Fortunately, that situation ended in a much better place than it could have. Armed confrontations with police officers often end with a chalk outline – or two – being drawn on the ground. In this case, Griffen came out of his house “without incident” after about 12 hours in standoff mode and reports from the police and the Vikings said that Griffen was then taken to a mental health facility where he was being evaluated.
Moving on … I have never tried to hide the fact that I don not like deciding the winner of a soccer game on penalty kicks for the simple reason that the decision is made by a series of events that probably had nothing at all to do with the fact that the score in the game is tied.

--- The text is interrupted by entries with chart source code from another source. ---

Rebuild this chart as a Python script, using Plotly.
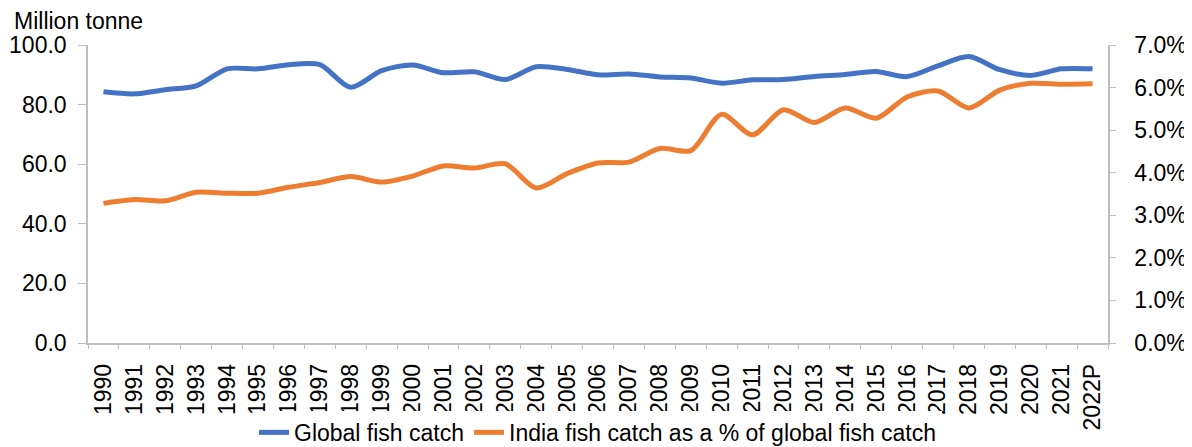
import plotly.graph_objects as go

# years on the x axis
years = ['1990', '1991', '1992', '1993', '1994', '1995', '1996', '1997', '1998', '1999',
         '2000', '2001', '2002', '2003', '2004', '2005', '2006', '2007', '2008', '2009',
         '2010', '2011', '2012', '2013', '2014', '2015', '2016', '2017', '2018', '2019',
         '2020', '2021', '2022P']

# global fish catch, million tonne (left axis)
global_catch = [84.3, 83.6, 85.0, 86.3, 92.0, 92.0, 93.4, 93.4, 85.8, 91.4,
                93.3, 90.7, 91.0, 88.4, 92.7, 91.8, 90.0, 90.3, 89.3, 88.9,
                87.2, 88.3, 88.4, 89.4, 90.1, 91.1, 89.4, 93.0, 96.1, 91.7,
                89.8, 92.0, 92.0]

# India's share of global fish catch, % (right axis)
india_share = [3.28, 3.37, 3.34, 3.54, 3.52, 3.52, 3.66, 3.77, 3.91, 3.78,
               3.92, 4.16, 4.11, 4.21, 3.64, 3.98, 4.23, 4.25, 4.57, 4.52,
               5.37, 4.89, 5.48, 5.18, 5.52, 5.28, 5.78, 5.92, 5.52, 5.94,
               6.10, 6.08, 6.09]

blue = '#4472C4'
orange = '#ED7D31'
axis_col = '#BFBFBF'
fnt = 'Liberation Sans, Arial, sans-serif'

fig = go.Figure()
fig.add_trace(go.Scatter(x=years, y=global_catch, name='Global fish catch',
                         mode='lines', line=dict(color=blue, width=5, shape='spline', smoothing=0.8)))
fig.add_trace(go.Scatter(x=years, y=india_share, name='India fish catch as a % of global fish catch',
                         mode='lines', yaxis='y2',
                         line=dict(color=orange, width=5, shape='spline', smoothing=0.8)))

# the page body has an 8px margin, so the figure is 8px smaller than the window
fig.update_layout(
    width=1184, height=439,
    margin=dict(l=80, r=84, t=37, b=104, autoexpand=False),
    plot_bgcolor='white', paper_bgcolor='white',
    font=dict(family=fnt, size=23, color='#000000'),
    showlegend=True,
    legend=dict(orientation='h', x=0.5, xanchor='center', y=-0.30, yanchor='middle',
                font=dict(size=23), itemwidth=30, tracegroupgap=0),
    xaxis=dict(type='category', range=[-0.5, 32.5], automargin=False, showgrid=False,
               showline=True, linecolor=axis_col, linewidth=1.5,
               ticks='outside', tickson='boundaries', ticklen=4, tickcolor=axis_col,
               tickangle=-90, tickfont=dict(size=23), ticklabelstandoff=10),
    yaxis=dict(range=[0, 100], dtick=20, tickformat='.1f', automargin=False, showgrid=False,
               zeroline=False, showline=True, linecolor=axis_col, linewidth=1.5,
               ticks='outside', ticklen=8, tickcolor=axis_col, ticklabelstandoff=7),
    yaxis2=dict(range=[0, 7], dtick=1, tickformat='.1f', ticksuffix='%', overlaying='y', side='right',
                automargin=False, showgrid=False, zeroline=False, showline=True,
                linecolor=axis_col, linewidth=1.5,
                ticks='outside', ticklen=6, tickcolor=axis_col, ticklabelstandoff=14),
)

fig.add_annotation(text='Million tonne', xref='paper', yref='paper', x=-0.0745, y=1.08,
                   xanchor='left', yanchor='middle', showarrow=False, font=dict(size=23))

fig.write_html("out.html")
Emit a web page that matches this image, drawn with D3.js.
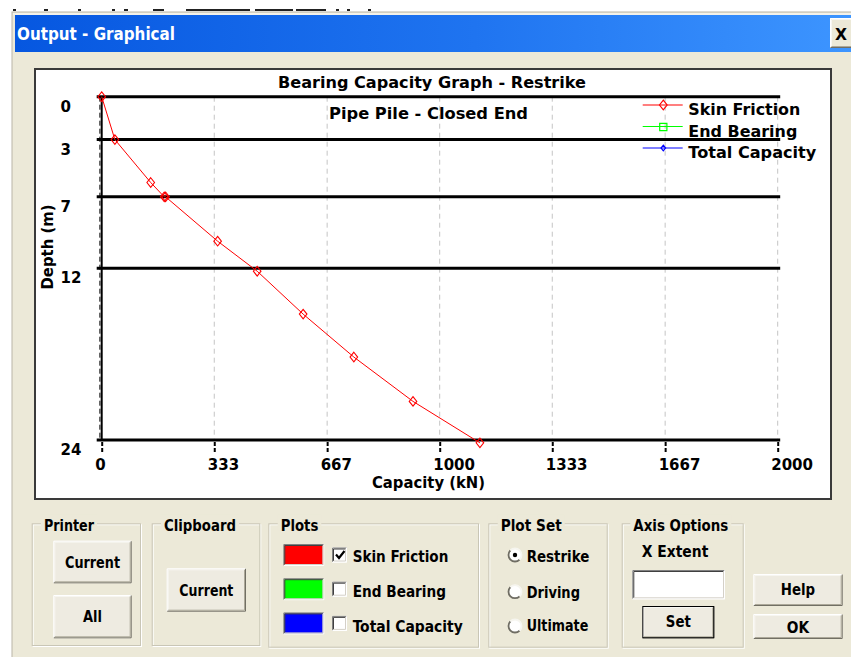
<!DOCTYPE html>
<html>
<head>
<meta charset="utf-8">
<script src="https://cdn.jsdelivr.net/npm/d3@7"></script>
<style>
  html, body { margin: 0; padding: 0; background: #ffffff; }
  svg { display: block; }
</style>
</head>
<body>
<svg id="win" width="851" height="657"></svg>
<script>
// ---- chart data -------------------------------------------------------
const depthTicks = [0, 3, 7, 12, 24];                       // m
const capacityTicks = [0, 333, 667, 1000, 1333, 1667, 2000]; // kN
const skinDepth    = [0, 3, 6, 7, 7, 10.1, 12.2, 15.2, 18.2, 21.3, 24.2];
const skinCapacity = [0, 39, 145, 185, 189, 343, 460, 596, 746, 921, 1119];

const seriesNames   = ["Skin Friction", "End Bearing", "Total Capacity"];
const seriesColors  = ["#ff0000", "#00ff00", "#0000ff"];
const seriesMarkers = ["diamond", "square", "smallDiamond"];
const plotsChecked  = [true, false, false];

const plotSets    = ["Restrike", "Driving", "Ultimate"];
const selectedSet = "Restrike";

const chartTitle    = "Bearing Capacity Graph - Restrike";
const chartSubtitle = "Pipe Pile - Closed End";
const xTitle        = "Capacity (kN)";
const yTitle        = "Depth (m)";
const windowTitle   = "Output - Graphical";

// ---- helpers ----------------------------------------------------------
const svg = d3.select("#win");
const FACE = "#ECE9D8";
const CHART_FONT = "'DejaVu Sans', Verdana, sans-serif";
const UI_FONT = "'DejaVu Sans Condensed', 'DejaVu Sans', sans-serif";

function markerPath(kind) {
  const p = d3.path();
  if (kind === "diamond") {
    p.moveTo(0, -4.8); p.lineTo(3.8, 0); p.lineTo(0, 4.8); p.lineTo(-3.8, 0); p.closePath();
  } else if (kind === "smallDiamond") {
    p.moveTo(0, -2.8); p.lineTo(2.3, 0); p.lineTo(0, 2.8); p.lineTo(-2.3, 0); p.closePath();
  } else {
    p.rect(-3.6, -3.6, 7.2, 7.2);
  }
  return p.toString();
}

function label(g, txt, x, y, opts = {}) {
  const t = g.append("text")
    .attr("x", x).attr("y", y)
    .attr("font-family", opts.family || UI_FONT)
    .attr("font-weight", "bold")
    .attr("font-size", opts.size || 16.5)
    .attr("fill", opts.fill || "#000")
    .attr("text-anchor", opts.anchor || "start")
    .text(txt);
  if (opts.width) t.attr("textLength", opts.width).attr("lengthAdjust", "spacingAndGlyphs");
  return t;
}

function bevel(g, x, y, w, h, raised) {
  const hi = raised ? "#ffffff" : "#808080";
  const lo = raised ? "#716F64" : "#ffffff";
  const hi2 = raised ? "#f7f6f1" : "#404040";
  const lo2 = raised ? "#ACA899" : "#D4D0C8";
  g.append("path").attr("d", `M${x},${y + h} V${y} H${x + w}`).attr("fill", "none").attr("stroke", hi);
  g.append("path").attr("d", `M${x + w},${y} V${y + h} H${x}`).attr("fill", "none").attr("stroke", lo);
  g.append("path").attr("d", `M${x + 1},${y + h - 1} V${y + 1} H${x + w - 1}`).attr("fill", "none").attr("stroke", hi2);
  g.append("path").attr("d", `M${x + w - 1},${y + 1} V${y + h - 1} H${x + 1}`).attr("fill", "none").attr("stroke", lo2);
}

function button(g, x, y, w, h, txt, tw, base, isDefault) {
  g.append("rect").attr("x", x).attr("y", y).attr("width", w).attr("height", h).attr("fill", "#EEEBE1");
  bevel(g, x + 0.5, y + 0.5, w - 1, h - 1, true);
  if (isDefault) {
    g.append("rect").attr("x", x + 0.5).attr("y", y + 0.5).attr("width", w - 1).attr("height", h - 1)
      .attr("fill", "none").attr("stroke", "#000");
  }
  label(g, txt, x + w / 2, base, { anchor: "middle", width: tw });
}

function groupBox(g, x0, y0, x1, y1, txt, tx, tw) {
  g.append("rect").attr("x", x0 + 1.5).attr("y", y0 + 1.5).attr("width", x1 - x0).attr("height", y1 - y0)
    .attr("fill", "none").attr("stroke", "#ffffff");
  g.append("rect").attr("x", x0 + 0.5).attr("y", y0 + 0.5).attr("width", x1 - x0).attr("height", y1 - y0)
    .attr("fill", "none").attr("stroke", "#C9C6B6");
  g.append("rect").attr("x", tx - 3).attr("y", y0 - 9).attr("width", tw + 6).attr("height", 16).attr("fill", FACE);
  label(g, txt, tx, y0 + 7.4, { width: tw });
}

// ---- window frame -----------------------------------------------------
const frame = svg.append("g");
frame.append("rect").attr("x", 0).attr("y", 0).attr("width", 851).attr("height", 657).attr("fill", "#ffffff");
// strip of the window behind the dialog
[[13, 3], [44, 4], [78, 3], [112, 3], [124, 4], [153, 11], [186, 64], [255, 38], [296, 30], [336, 3], [347, 3], [368, 3]]
  .forEach(([sx, sw]) => frame.append("rect").attr("x", sx).attr("y", 9).attr("width", sw).attr("height", 2).attr("fill", "#222"));
frame.append("rect").attr("x", 12).attr("y", 12).attr("width", 845).attr("height", 650)
  .attr("fill", FACE).attr("stroke", "#B9B6A8");
frame.append("rect").attr("x", 13).attr("y", 13).attr("width", 840).attr("height", 2).attr("fill", "#F4F2EA");

const grad = svg.append("defs").append("linearGradient").attr("id", "titleGrad")
  .attr("x1", "0").attr("x2", "1").attr("y1", "0").attr("y2", "0");
grad.append("stop").attr("offset", "0").attr("stop-color", "#0657E0");
grad.append("stop").attr("offset", "0.55").attr("stop-color", "#1F74F0");
grad.append("stop").attr("offset", "1").attr("stop-color", "#3D95FF");
frame.append("rect").attr("x", 15).attr("y", 15).attr("width", 836).attr("height", 37).attr("fill", "url(#titleGrad)");
label(frame, windowTitle, 17, 39.5, { size: 18, fill: "#ffffff", width: 158 });

// close box
frame.append("rect").attr("x", 830).attr("y", 18).attr("width", 24).attr("height", 30).attr("fill", FACE);
bevel(frame, 830.5, 18.5, 23, 29, true);
label(frame, "X", 841, 39.5, { size: 16, anchor: "middle", family: CHART_FONT, width: 12 });

// ---- chart ------------------------------------------------------------
const chart = svg.append("g");
chart.append("rect").attr("x", 35).attr("y", 69).attr("width", 796).attr("height", 430)
  .attr("fill", "#ffffff").attr("stroke", "#3a3a3a").attr("stroke-width", 2);

const x = d3.scaleLinear().domain([0, 2000]).range([101.7, 777.7]);
const y = d3.scaleLinear().domain([0, 24]).range([96.7, 440]);

// dashed vertical grid
chart.append("g").selectAll("line")
  .data(capacityTicks.filter(d => d > 0))
  .join("line")
  .attr("x1", d => x(d)).attr("x2", d => x(d))
  .attr("y1", y(0)).attr("y2", y(24))
  .attr("stroke", "#C4C4C4").attr("stroke-dasharray", "5,4");

// layer lines at the tabulated depths
chart.append("g").selectAll("line")
  .data(depthTicks)
  .join("line")
  .attr("x1", x(0) - 5).attr("x2", x(2000) + 2.5)
  .attr("y1", d => y(d)).attr("y2", d => y(d))
  .attr("stroke", "#000").attr("stroke-width", 3);

// depth axis line
chart.append("line").attr("x1", x(0)).attr("x2", x(0)).attr("y1", y(0)).attr("y2", y(24))
  .attr("stroke", "#000").attr("stroke-width", 2);
chart.append("line").attr("x1", x(0) - 1.8).attr("x2", x(0) - 1.8).attr("y1", y(0)).attr("y2", y(24))
  .attr("stroke", "#000").attr("stroke-width", 1).attr("stroke-dasharray", "5,3");

// capacity axis
const xAxisG = chart.append("g")
  .attr("transform", `translate(0,${y(24) + 2})`)
  .call(d3.axisBottom(x).tickValues(capacityTicks).tickFormat(d3.format("d")).tickSize(10));
xAxisG.select(".domain").remove();
xAxisG.selectAll(".tick line").attr("stroke", "#000").attr("stroke-width", 2).attr("stroke-dasharray", "4,2");
xAxisG.selectAll(".tick text")
  .attr("font-family", CHART_FONT).attr("font-weight", "bold").attr("font-size", 15).attr("fill", "#000")
  .attr("text-anchor", "start").attr("x", -7).attr("y", 27.5).attr("dy", null);

// depth axis labels
const yAxisG = chart.append("g")
  .attr("transform", `translate(${x(0)},0)`)
  .call(d3.axisLeft(y).tickValues(depthTicks).tickFormat(d3.format("d")).tickSize(0));
yAxisG.select(".domain").remove();
yAxisG.selectAll(".tick text")
  .attr("font-family", CHART_FONT).attr("font-weight", "bold").attr("font-size", 15).attr("fill", "#000")
  .attr("text-anchor", "start").attr("x", 60.5 - x(0)).attr("y", 14.5).attr("dy", null);

// titles
label(chart, chartTitle, 432, 88, { family: CHART_FONT, size: 16, anchor: "middle", width: 308 });
label(chart, chartSubtitle, 428.5, 119.3, { family: CHART_FONT, size: 16, anchor: "middle", width: 199 });
label(chart, xTitle, 428.5, 488, { family: CHART_FONT, size: 15, anchor: "middle", width: 113 });
label(chart, yTitle, 0, 0, { family: CHART_FONT, size: 15, anchor: "middle", width: 85 })
  .attr("transform", "translate(52.5,247) rotate(-90)");

// skin friction curve
const pts = skinDepth.map((d, i) => [skinCapacity[i], d]);
chart.append("path")
  .attr("d", d3.line().x(p => x(p[0])).y(p => y(p[1]))(pts))
  .attr("fill", "none").attr("stroke", seriesColors[0]).attr("stroke-width", 1);
chart.append("g").selectAll("path")
  .data(pts)
  .join("path")
  .attr("d", markerPath(seriesMarkers[0]))
  .attr("transform", p => `translate(${x(p[0])},${y(p[1])})`)
  .attr("fill", "none").attr("stroke", seriesColors[0]).attr("stroke-width", 1.1);

// legend
const legend = chart.append("g");
seriesNames.forEach((name, i) => {
  const ly = 105 + i * 21.5;
  legend.append("line").attr("x1", 642.7).attr("x2", 682.7).attr("y1", ly).attr("y2", ly)
    .attr("stroke", seriesColors[i]).attr("stroke-width", 1.2);
  legend.append("path").attr("d", markerPath(seriesMarkers[i]))
    .attr("transform", `translate(663.3,${ly + (seriesMarkers[i] === "square" ? 0.5 : 0)})`)
    .attr("fill", "none").attr("stroke", seriesColors[i]).attr("stroke-width", 1.2);
  label(legend, name, 688.3, ly + 10, { family: CHART_FONT, size: 16, width: [112, 109, 128][i] });
});

// ---- control panel ----------------------------------------------------
const ui = svg.append("g");

groupBox(ui, 31.7, 523.3, 140, 645, "Printer", 44, 50);
button(ui, 53.3, 540.7, 78.4, 42.6, "Current", 55, 568.3, false);
button(ui, 53.3, 595, 78.4, 43.3, "All", 19, 621.7, false);

groupBox(ui, 151.7, 523.3, 259.3, 645, "Clipboard", 164, 72);
button(ui, 166.7, 568.3, 79.3, 43.4, "Current", 54, 595.7, false);

groupBox(ui, 268.3, 523.3, 478, 646.7, "Plots", 280.7, 37.6);
const plotTextW = [95.6, 93.3, 110];
seriesNames.forEach((name, i) => {
  const top = 545 + i * 34.2;
  ui.append("rect").attr("x", 284.3).attr("y", top).attr("width", 39).attr("height", 20)
    .attr("fill", seriesColors[i]);
  bevel(ui, 283.8, top - 0.5, 40, 21, false);
  const cy = top + 2.5;
  ui.append("rect").attr("x", 332).attr("y", cy).attr("width", 15).attr("height", 15).attr("fill", "#ffffff");
  bevel(ui, 332.5, cy + 0.5, 14, 14, false);
  if (plotsChecked[i]) {
    ui.append("path").attr("d", `M336,${cy + 7} l3,3.5 l5.5,-7`)
      .attr("fill", "none").attr("stroke", "#000").attr("stroke-width", 2.2);
  }
  label(ui, name, 352.7, 561.7 + i * 35, { width: plotTextW[i] });
});

groupBox(ui, 488.3, 523.3, 606.7, 646.7, "Plot Set", 500.7, 61);
const setTextW = [62.6, 53.3, 61.6];
const radioY = [555, 591.7, 626];
plotSets.forEach((name, i) => {
  const cy = radioY[i];
  ui.append("circle").attr("cx", 515).attr("cy", cy).attr("r", 7).attr("fill", "#ffffff");
  ui.append("path").attr("d", d3.arc()({ innerRadius: 5.6, outerRadius: 7.4, startAngle: -Math.PI * 0.75, endAngle: Math.PI * 0.25 }))
    .attr("transform", `translate(515,${cy}) rotate(-90)`).attr("fill", "#6f6d63");
  ui.append("path").attr("d", d3.arc()({ innerRadius: 5.6, outerRadius: 7.4, startAngle: Math.PI * 0.25, endAngle: Math.PI * 1.25 }))
    .attr("transform", `translate(515,${cy}) rotate(-90)`).attr("fill", "#f6f5ef");
  if (name === selectedSet) {
    ui.append("circle").attr("cx", 515).attr("cy", cy).attr("r", 2.2).attr("fill", "#000");
  }
  label(ui, name, 526.7, [561.7, 598.3, 631][i], { width: setTextW[i] });
});

groupBox(ui, 621.7, 523.3, 742.7, 646.7, "Axis Options", 633.3, 95);
label(ui, "X Extent", 641.7, 557.3, { width: 66.6 });
ui.append("rect").attr("x", 632.3).attr("y", 570).attr("width", 92.7).attr("height", 29.3).attr("fill", "#ffffff");
bevel(ui, 632.8, 570.5, 91.7, 28.3, false);
button(ui, 642.3, 606, 72, 32.3, "Set", 25, 626.7, true);

button(ui, 753.3, 574, 89.4, 32, "Help", 34.3, 595, false);
button(ui, 753.3, 614, 89.4, 25, "OK", 22.3, 633.3, false);
</script>
</body>
</html>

To me, it is like taking a basketball game that is tied at the end of regulation and settling the outcome with a couple of games of H-O-R-S-E. Notwithstanding my dislike for penalty kicks or any other contrived way to break ties and determine a winner, there was an interesting circumstance in an MLS playoff game yesterday.
The Philadelphia Union and the Nashville SC ended regulation time and then extra time with the score tied at 1-1. That moved things along to a penalty shot finish where something unusual happened:
- Nashville SC took 4 penalty shots and none of them were successful.
- The first two were blocked by the Union’s goalkeeper; the next two missed the net all by themselves.
According to the good folks at instatsport.com, data from 2009 until last year involving over 100,000 penalty kicks worldwide resulted in 75% winding up as scores. Using that as a metric, the probability of missing 4 penalty shots in a row is .004.
Finally, let me close today with this entry from The Official Dictionary of Sarcasm:
“Income: Money that your employer should just hand over to your creditors, thereby cutting out the middle man.”